Saturday, September 26, 2015

What the Office Says


A hammered copper bowl faces the door on its display stand. It's crowded by a globe. Both of them rest on top of a four drawer file cabinet that is covered by posters of past readings done at the Poetry Center. Portraits of writers stare out between Post-Its and taped sheets covered with to-do lists.

Then there are the boxes. Lots of them. Still unpacked since the last move out of his bigger office. They stand in witness to the steady shrinking of university work spaces, at least in the English Department.

On top of them sit stacks of prison magazines. He hands these out to students who come in for conferences. They look at them with a "what?" expression. "Inmates write?"

The book shelves make no sense and would drive any librarian mad with the compulsion to arrange, to put into some semblance of order. Memoirs keep company with anthologies of composition theory. Poetry bullies nature writing. Novels dance with political diatribes. Folders full of inmate writing on loose leaf paper ride a breaking wave of paper backwash.

Then there is the desk. Stacks of student essays wall in the keyboard. They look tired and grumpy.

The computer screen sits at the end of a clean line of sight and is the center around which the entire office solar system rotates.
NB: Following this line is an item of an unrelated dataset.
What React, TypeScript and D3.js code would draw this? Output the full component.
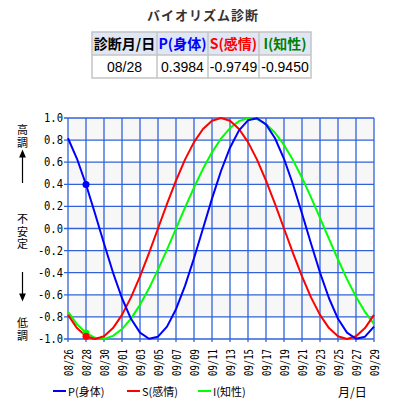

The office speaks to the priorities of its occupant. Here all is pushed to one side for the ad-hoc projects of writing and teaching. It says this guy will never go anywhere in the world of academic climbing. He is too much absorbed by the immediate, short-term rewards of flash composing. He never finishes anything.

All of it says old-school, pre-digital, hand-written, creativity over tidiness, shaggy dog, procrastination, not exactly sloppy, but frumpy and unkempt. 

There is no discernible line or arc that might result in professional success or recognition. This guy is all over the place, ADD, a loose cannon, and disorganized as hell.

He stumbles along spreading piece-meal nuggets that never add up to a meal.

No wonder this guy is all but invisible when roll call is taken at the faculty dinners. No wonder he is still at the bottom rung, living the life of the lecturer, the temp, the cheap labor of academe.

If he would only get his act together, clean out his files, find a niche to master and turn into an ongoing polemic, if only he just let go of the potentiality of  free association. If he could just overcome the character defect of not focusing on or committing to anything, he might just achieve some feng shui of both space and mind.

When it becomes too embarrassing to sustain, or when time runs out, or when he is given the bum's rush, then maybe he will answer the call that a universe is sending, whispering, as it stands expectant, on tip-toe.